The same Rafha family sits behind James Garfield (2019 fee: €7,000). Also a fast Group 2 winner at two who was Group 1-placed at three, he doesn’t have numbers on his side (46) but against that, the backing of Rathbarry Stud – the operation behind Acclamation and Kodi Bear – counts for plenty.
Precocity is also likely to be a theme behind Oak Lodge Stud’s Unfortunately (£7,500), a fast winner of the Prix Morny who boasts representation with Kevin Ryan, Richard Fahey and Richard Hannon, and Coventry Stakes winner Rajasinghe (The National Stud; £3,000), who shares his sire Choisir with Starspangledbanner; the latter has barely 30 2yos on the ground but he does at least have the determined backing of Rebel Racing, in whose colours he ran.
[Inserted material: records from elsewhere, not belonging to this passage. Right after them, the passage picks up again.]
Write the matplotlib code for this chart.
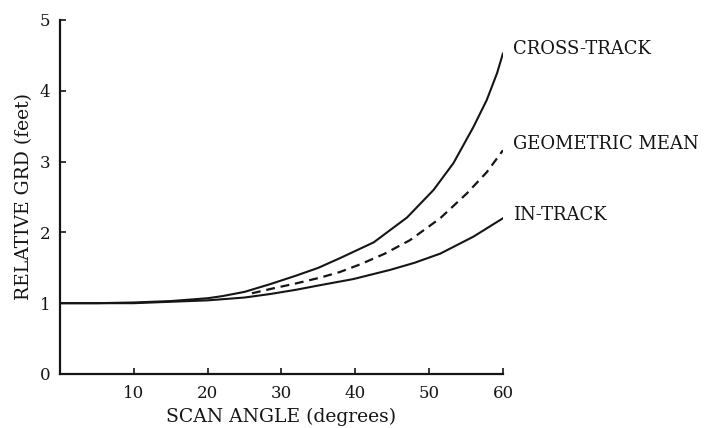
import matplotlib
matplotlib.use("Agg")
import matplotlib.pyplot as plt

# Data
cross_angle = [0, 5, 10, 15, 20, 22, 25, 28.5, 32, 35, 38, 42.5, 47, 50.6, 53.3, 56, 57.8, 59.2, 60]
cross_track = [1.0, 1.0, 1.01, 1.03, 1.07, 1.10, 1.16, 1.27, 1.39, 1.50, 1.64, 1.86, 2.21, 2.60, 2.98, 3.49, 3.87, 4.25, 4.53]

in_angle = [0, 5, 10, 15, 20, 25, 28.5, 32, 35, 39.7, 44.7, 48, 51.5, 56, 60]
in_track = [1.0, 1.0, 1.0, 1.02, 1.04, 1.08, 1.13, 1.19, 1.25, 1.34, 1.47, 1.57, 1.70, 1.94, 2.20]

gm_angle = [26, 28.9, 32, 35.2, 37.9, 40.7, 44, 47.4, 51.5, 55.1, 57.8, 60]
geometric_mean = [1.14, 1.21, 1.28, 1.36, 1.44, 1.55, 1.70, 1.89, 2.20, 2.55, 2.85, 3.16]

x_ticks = [10, 20, 30, 40, 50, 60]
y_ticks = [0, 1, 2, 3, 4, 5]

plt.rcParams['font.family'] = ['DejaVu Serif']

fig = plt.figure(figsize=(7.2, 4.28), dpi=100)
ax = fig.add_axes([0.0833, 0.1262, 0.6153, 0.8271])

ink = '#151515'
ax.plot(cross_angle, cross_track, color=ink, lw=1.5, solid_capstyle='round', solid_joinstyle='round')
ax.plot(in_angle, in_track, color=ink, lw=1.5, solid_capstyle='round', solid_joinstyle='round')
ax.plot(gm_angle, geometric_mean, color=ink, lw=1.6, linestyle=(0, (4, 2.6)))

ax.set_xlim(0, 60)
ax.set_ylim(0, 5)
ax.set_xticks(x_ticks)
ax.set_yticks(y_ticks)
for s in ('top', 'right'):
    ax.spines[s].set_visible(False)
for s in ('left', 'bottom'):
    ax.spines[s].set_linewidth(1.6)
    ax.spines[s].set_color(ink)
ax.tick_params(axis='both', direction='in', length=4, width=1.2, colors=ink,
               labelsize=12, labelcolor=ink)
ax.tick_params(axis='x', pad=8)
ax.tick_params(axis='y', pad=7)

ax.set_xlabel('SCAN ANGLE (degrees)', fontsize=13.5, color=ink, labelpad=4)
ax.set_ylabel('RELATIVE GRD (feet)', fontsize=13.5, color=ink, labelpad=5)

labels = [('CROSS-TRACK', cross_track[-1], 3),
          ('GEOMETRIC MEAN', geometric_mean[-1], 4.3),
          ('IN-TRACK', in_track[-1], 2.2)]
for txt, yv, dy in labels:
    ax.annotate(txt, xy=(60, yv), xytext=(7, dy), textcoords='offset points',
                ha='left', va='center', fontsize=13, color=ink, annotation_clip=False)

fig.savefig('out.png', dpi=100)
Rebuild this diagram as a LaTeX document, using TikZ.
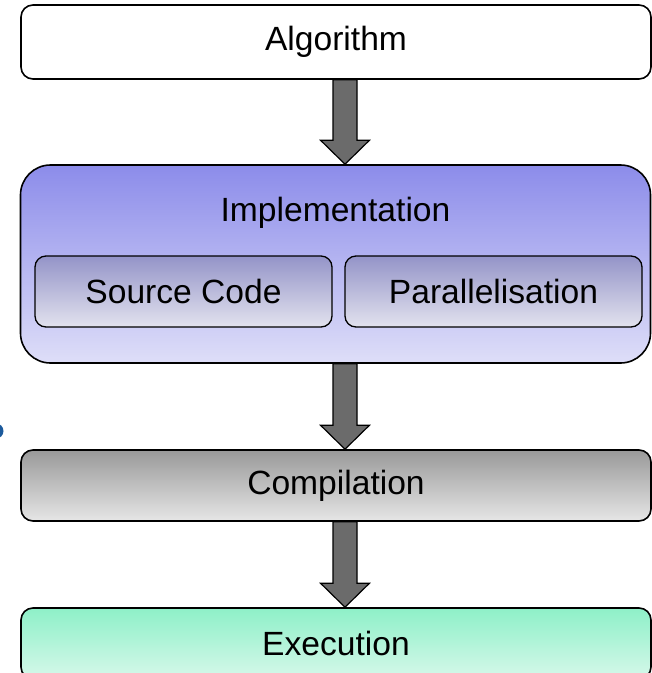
\documentclass[tikz,border=0pt]{standalone}
\usepackage{fontspec}
\setmainfont{Liberation Sans}
\usetikzlibrary{calc}

\definecolor{arrowgray}{HTML}{6B6B6B}
\definecolor{impltop}{HTML}{8C8CEA}
\definecolor{implbot}{HTML}{DEDEF8}
\definecolor{subtop}{HTML}{9494C8}
\definecolor{subbot}{HTML}{E2E2EE}
\definecolor{comptop}{HTML}{999999}
\definecolor{compbot}{HTML}{E6E6E6}
\definecolor{exectop}{HTML}{8EF0C8}
\definecolor{execbot}{HTML}{D6F8EA}
\definecolor{dotblue}{HTML}{1C5A9C}

\tikzset{
  stage/.style={draw=black,line width=1.6pt,rounded corners=12pt,
    minimum width=630,minimum height=71,font=\fontsize{33.6}{40}\selectfont},
  algobox/.style={stage,fill=white,minimum height=74},
  implbox/.style={stage,rounded corners=30pt,top color=impltop,bottom color=implbot,minimum height=198},
  subbox/.style={stage,line width=1.3pt,rounded corners=11pt,top color=subtop,bottom color=subbot,
    minimum width=297},
  compbox/.style={stage,top color=comptop,bottom color=compbot},
  execbox/.style={stage,top color=exectop,bottom color=execbot},
  fatarrow/.style={draw=black,line width=1.2pt,fill=arrowgray,line join=miter},
}

% thick block arrow, running down from one stage to the next
\newcommand\fatarrow[2]{%
  \draw[fatarrow] let \p0=(spine), \p1=(#1.south), \p2=(#2.north) in
    (\x0-12pt,\y1) -- (\x0+12pt,\y1) -- (\x0+12pt,\y2+24pt) -- (\x0+24.5pt,\y2+24pt)
    -- (\x0,\y2) -- (\x0-24.5pt,\y2+24pt) -- (\x0-12pt,\y2+24pt) -- cycle;}

\begin{document}
\begin{tikzpicture}[x=1pt,y=-1pt]
\clip (0,0) rectangle (652,673);

\coordinate (spine) at (345,0);

\node[algobox]  (algo) at (336,42)    {Algorithm};
\node[implbox]  (impl) at (335.5,264) {};
\node[font=\fontsize{33.6}{40}\selectfont] (impltitle) at (335.5,213) {Implementation};
\node[subbox]   (src)  at (183.5,291.5) {Source Code};
\node[subbox]   (par)  at (493.5,291.5) {Parallelisation};
\node[compbox]  (comp) at (336,485.5) {Compilation};
\node[execbox]  (exec) at (336,643.5) {Execution};

\fatarrow{algo}{impl}
\fatarrow{impl}{comp}
\fatarrow{comp}{exec}

\fill[dotblue] (-4,431) circle (7.5);
\end{tikzpicture}
\end{document}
Washington DC (Bearstone Stud; 2019 fee £3,500) was another high-class juvenile whose success in the Windsor Castle Stakes at two was backed up by a placed effort in the Prix de l’Abbaye at three and a Group 3 success at four. The sole son of Zoffany at stud in Britain and Ireland, he has close to 50 2yos to run for him.
Group 2 winner Massaat (Mickley Stud; £5,000) has 70 2yos on the ground and has every right to make an impact this year having run second in the Dewhurst Stakes himself. He’s a well-bred horse and is another who could surprise a few people.
A fascinating group of first-crop stallions that includes several real stars of their generation. For me, Saxon Warrior possesses the ammunition to be interesting at 10/1 with Fitzdares. Kessaar, as a high-class son of Kodiac with the backing of Tally-Ho Stud, would also appear poised to make an impact, especially as the chat on him so far appears positive.